[GIVEN MATERIAL]
----

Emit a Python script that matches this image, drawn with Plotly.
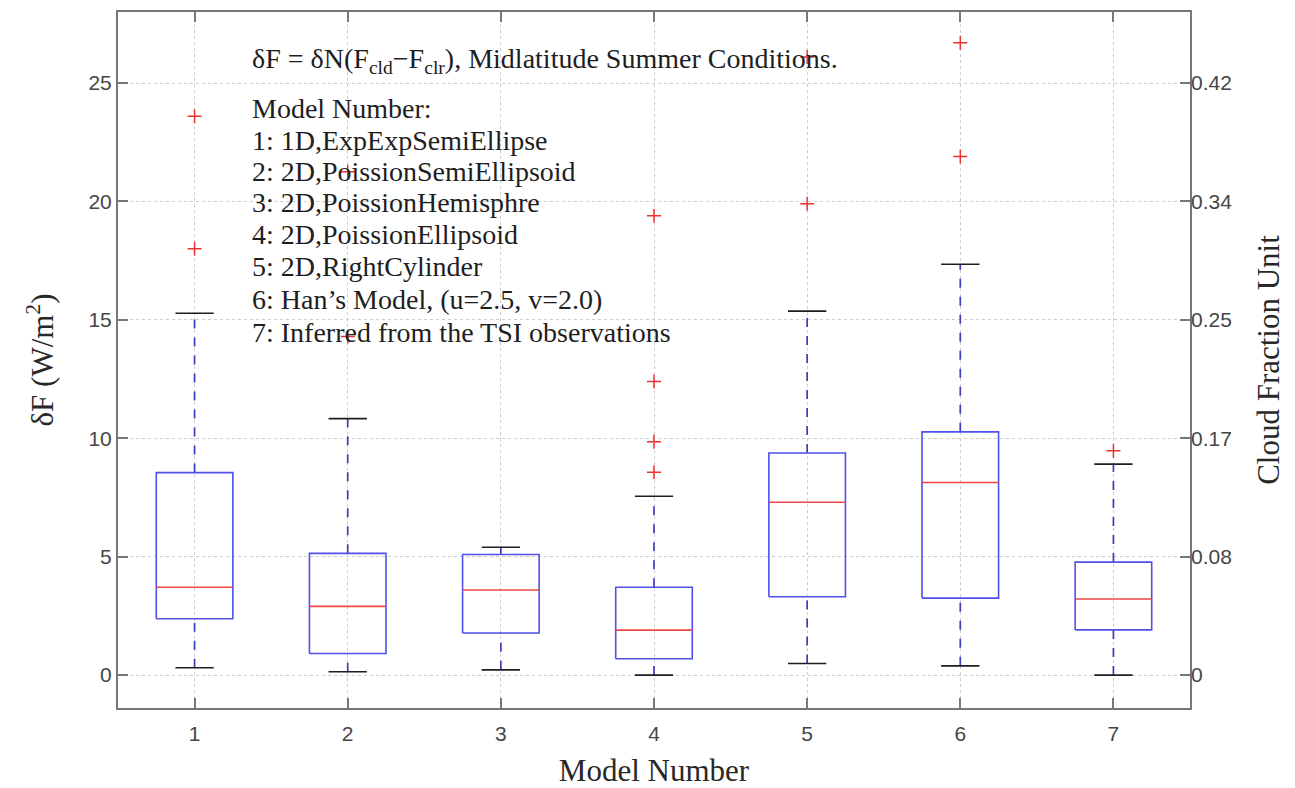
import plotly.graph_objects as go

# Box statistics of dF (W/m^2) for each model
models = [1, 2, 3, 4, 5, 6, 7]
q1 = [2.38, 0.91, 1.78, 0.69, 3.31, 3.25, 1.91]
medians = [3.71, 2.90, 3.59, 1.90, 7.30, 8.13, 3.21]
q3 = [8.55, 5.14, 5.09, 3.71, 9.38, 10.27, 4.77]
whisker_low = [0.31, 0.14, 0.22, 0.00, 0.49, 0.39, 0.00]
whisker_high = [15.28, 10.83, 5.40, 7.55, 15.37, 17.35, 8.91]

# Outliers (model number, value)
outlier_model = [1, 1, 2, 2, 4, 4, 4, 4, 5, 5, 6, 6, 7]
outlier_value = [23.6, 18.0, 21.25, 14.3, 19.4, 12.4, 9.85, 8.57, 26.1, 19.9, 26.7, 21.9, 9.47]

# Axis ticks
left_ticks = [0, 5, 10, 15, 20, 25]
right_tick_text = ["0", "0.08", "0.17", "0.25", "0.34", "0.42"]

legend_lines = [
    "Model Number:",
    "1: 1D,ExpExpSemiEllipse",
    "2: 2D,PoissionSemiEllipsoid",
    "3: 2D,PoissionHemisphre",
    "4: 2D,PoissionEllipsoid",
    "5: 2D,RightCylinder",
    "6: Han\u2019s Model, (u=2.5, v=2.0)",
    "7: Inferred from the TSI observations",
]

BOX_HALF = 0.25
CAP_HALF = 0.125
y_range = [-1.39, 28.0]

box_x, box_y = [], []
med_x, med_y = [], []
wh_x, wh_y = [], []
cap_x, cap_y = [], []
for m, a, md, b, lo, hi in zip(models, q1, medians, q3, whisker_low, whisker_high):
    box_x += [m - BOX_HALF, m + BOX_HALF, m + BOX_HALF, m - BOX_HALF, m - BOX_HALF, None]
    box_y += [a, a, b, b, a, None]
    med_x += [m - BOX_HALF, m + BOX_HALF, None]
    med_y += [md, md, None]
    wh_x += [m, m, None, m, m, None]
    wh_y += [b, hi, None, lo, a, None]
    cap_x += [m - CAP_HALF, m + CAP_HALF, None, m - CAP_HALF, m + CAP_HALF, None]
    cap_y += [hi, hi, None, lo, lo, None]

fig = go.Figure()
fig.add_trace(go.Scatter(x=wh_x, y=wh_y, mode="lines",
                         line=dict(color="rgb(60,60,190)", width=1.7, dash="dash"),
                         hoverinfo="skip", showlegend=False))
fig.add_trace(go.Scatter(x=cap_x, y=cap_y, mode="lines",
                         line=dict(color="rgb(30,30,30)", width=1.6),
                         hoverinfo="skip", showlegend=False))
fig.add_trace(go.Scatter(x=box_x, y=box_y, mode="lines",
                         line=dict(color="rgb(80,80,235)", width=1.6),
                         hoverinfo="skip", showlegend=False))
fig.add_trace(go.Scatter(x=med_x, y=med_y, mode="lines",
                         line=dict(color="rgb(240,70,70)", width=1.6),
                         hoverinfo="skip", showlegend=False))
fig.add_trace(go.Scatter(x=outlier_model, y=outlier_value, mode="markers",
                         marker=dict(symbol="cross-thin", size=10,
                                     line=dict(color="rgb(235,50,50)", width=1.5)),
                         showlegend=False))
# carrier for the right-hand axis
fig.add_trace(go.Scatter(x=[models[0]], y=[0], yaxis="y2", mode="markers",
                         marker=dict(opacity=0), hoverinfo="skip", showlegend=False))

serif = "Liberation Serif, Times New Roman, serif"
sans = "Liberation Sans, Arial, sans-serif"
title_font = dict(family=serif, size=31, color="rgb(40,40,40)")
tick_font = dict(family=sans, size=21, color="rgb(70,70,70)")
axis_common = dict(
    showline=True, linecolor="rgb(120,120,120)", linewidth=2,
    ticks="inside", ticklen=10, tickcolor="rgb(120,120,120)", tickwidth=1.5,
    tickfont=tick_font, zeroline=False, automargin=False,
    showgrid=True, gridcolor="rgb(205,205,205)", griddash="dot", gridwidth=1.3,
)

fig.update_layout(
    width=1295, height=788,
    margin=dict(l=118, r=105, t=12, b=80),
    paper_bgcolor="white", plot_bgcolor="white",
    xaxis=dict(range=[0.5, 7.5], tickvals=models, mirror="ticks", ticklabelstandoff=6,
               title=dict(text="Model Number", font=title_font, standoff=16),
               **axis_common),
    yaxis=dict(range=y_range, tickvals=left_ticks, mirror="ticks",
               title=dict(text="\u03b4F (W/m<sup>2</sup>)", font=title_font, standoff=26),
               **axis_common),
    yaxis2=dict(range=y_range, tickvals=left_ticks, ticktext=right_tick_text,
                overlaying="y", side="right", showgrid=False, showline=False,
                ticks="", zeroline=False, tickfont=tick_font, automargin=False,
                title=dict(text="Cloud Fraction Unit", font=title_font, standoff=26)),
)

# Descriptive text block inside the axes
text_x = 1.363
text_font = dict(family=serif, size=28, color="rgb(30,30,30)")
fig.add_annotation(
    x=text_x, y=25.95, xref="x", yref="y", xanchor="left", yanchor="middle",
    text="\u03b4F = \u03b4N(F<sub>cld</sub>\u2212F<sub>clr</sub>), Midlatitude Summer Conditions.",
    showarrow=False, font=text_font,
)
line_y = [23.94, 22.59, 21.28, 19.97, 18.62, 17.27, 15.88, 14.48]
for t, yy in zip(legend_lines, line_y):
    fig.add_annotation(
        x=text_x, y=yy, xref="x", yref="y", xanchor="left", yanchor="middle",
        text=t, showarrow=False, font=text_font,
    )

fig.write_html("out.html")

----

[WORK REQUIRED] Repeat the listing in full and exactly. Do not include any images.

[OUTPUT]
Emit a Python script that matches this image, drawn with Plotly.
import plotly.graph_objects as go

# Box statistics of dF (W/m^2) for each model
models = [1, 2, 3, 4, 5, 6, 7]
q1 = [2.38, 0.91, 1.78, 0.69, 3.31, 3.25, 1.91]
medians = [3.71, 2.90, 3.59, 1.90, 7.30, 8.13, 3.21]
q3 = [8.55, 5.14, 5.09, 3.71, 9.38, 10.27, 4.77]
whisker_low = [0.31, 0.14, 0.22, 0.00, 0.49, 0.39, 0.00]
whisker_high = [15.28, 10.83, 5.40, 7.55, 15.37, 17.35, 8.91]

# Outliers (model number, value)
outlier_model = [1, 1, 2, 2, 4, 4, 4, 4, 5, 5, 6, 6, 7]
outlier_value = [23.6, 18.0, 21.25, 14.3, 19.4, 12.4, 9.85, 8.57, 26.1, 19.9, 26.7, 21.9, 9.47]

# Axis ticks
left_ticks = [0, 5, 10, 15, 20, 25]
right_tick_text = ["0", "0.08", "0.17", "0.25", "0.34", "0.42"]

legend_lines = [
    "Model Number:",
    "1: 1D,ExpExpSemiEllipse",
    "2: 2D,PoissionSemiEllipsoid",
    "3: 2D,PoissionHemisphre",
    "4: 2D,PoissionEllipsoid",
    "5: 2D,RightCylinder",
    "6: Han\u2019s Model, (u=2.5, v=2.0)",
    "7: Inferred from the TSI observations",
]

BOX_HALF = 0.25
CAP_HALF = 0.125
y_range = [-1.39, 28.0]

box_x, box_y = [], []
med_x, med_y = [], []
wh_x, wh_y = [], []
cap_x, cap_y = [], []
for m, a, md, b, lo, hi in zip(models, q1, medians, q3, whisker_low, whisker_high):
    box_x += [m - BOX_HALF, m + BOX_HALF, m + BOX_HALF, m - BOX_HALF, m - BOX_HALF, None]
    box_y += [a, a, b, b, a, None]
    med_x += [m - BOX_HALF, m + BOX_HALF, None]
    med_y += [md, md, None]
    wh_x += [m, m, None, m, m, None]
    wh_y += [b, hi, None, lo, a, None]
    cap_x += [m - CAP_HALF, m + CAP_HALF, None, m - CAP_HALF, m + CAP_HALF, None]
    cap_y += [hi, hi, None, lo, lo, None]

fig = go.Figure()
fig.add_trace(go.Scatter(x=wh_x, y=wh_y, mode="lines",
                         line=dict(color="rgb(60,60,190)", width=1.7, dash="dash"),
                         hoverinfo="skip", showlegend=False))
fig.add_trace(go.Scatter(x=cap_x, y=cap_y, mode="lines",
                         line=dict(color="rgb(30,30,30)", width=1.6),
                         hoverinfo="skip", showlegend=False))
fig.add_trace(go.Scatter(x=box_x, y=box_y, mode="lines",
                         line=dict(color="rgb(80,80,235)", width=1.6),
                         hoverinfo="skip", showlegend=False))
fig.add_trace(go.Scatter(x=med_x, y=med_y, mode="lines",
                         line=dict(color="rgb(240,70,70)", width=1.6),
                         hoverinfo="skip", showlegend=False))
fig.add_trace(go.Scatter(x=outlier_model, y=outlier_value, mode="markers",
                         marker=dict(symbol="cross-thin", size=10,
                                     line=dict(color="rgb(235,50,50)", width=1.5)),
                         showlegend=False))
# carrier for the right-hand axis
fig.add_trace(go.Scatter(x=[models[0]], y=[0], yaxis="y2", mode="markers",
                         marker=dict(opacity=0), hoverinfo="skip", showlegend=False))

serif = "Liberation Serif, Times New Roman, serif"
sans = "Liberation Sans, Arial, sans-serif"
title_font = dict(family=serif, size=31, color="rgb(40,40,40)")
tick_font = dict(family=sans, size=21, color="rgb(70,70,70)")
axis_common = dict(
    showline=True, linecolor="rgb(120,120,120)", linewidth=2,
    ticks="inside", ticklen=10, tickcolor="rgb(120,120,120)", tickwidth=1.5,
    tickfont=tick_font, zeroline=False, automargin=False,
    showgrid=True, gridcolor="rgb(205,205,205)", griddash="dot", gridwidth=1.3,
)

fig.update_layout(
    width=1295, height=788,
    margin=dict(l=118, r=105, t=12, b=80),
    paper_bgcolor="white", plot_bgcolor="white",
    xaxis=dict(range=[0.5, 7.5], tickvals=models, mirror="ticks", ticklabelstandoff=6,
               title=dict(text="Model Number", font=title_font, standoff=16),
               **axis_common),
    yaxis=dict(range=y_range, tickvals=left_ticks, mirror="ticks",
               title=dict(text="\u03b4F (W/m<sup>2</sup>)", font=title_font, standoff=26),
               **axis_common),
    yaxis2=dict(range=y_range, tickvals=left_ticks, ticktext=right_tick_text,
                overlaying="y", side="right", showgrid=False, showline=False,
                ticks="", zeroline=False, tickfont=tick_font, automargin=False,
                title=dict(text="Cloud Fraction Unit", font=title_font, standoff=26)),
)

# Descriptive text block inside the axes
text_x = 1.363
text_font = dict(family=serif, size=28, color="rgb(30,30,30)")
fig.add_annotation(
    x=text_x, y=25.95, xref="x", yref="y", xanchor="left", yanchor="middle",
    text="\u03b4F = \u03b4N(F<sub>cld</sub>\u2212F<sub>clr</sub>), Midlatitude Summer Conditions.",
    showarrow=False, font=text_font,
)
line_y = [23.94, 22.59, 21.28, 19.97, 18.62, 17.27, 15.88, 14.48]
for t, yy in zip(legend_lines, line_y):
    fig.add_annotation(
        x=text_x, y=yy, xref="x", yref="y", xanchor="left", yanchor="middle",
        text=t, showarrow=False, font=text_font,
    )

fig.write_html("out.html")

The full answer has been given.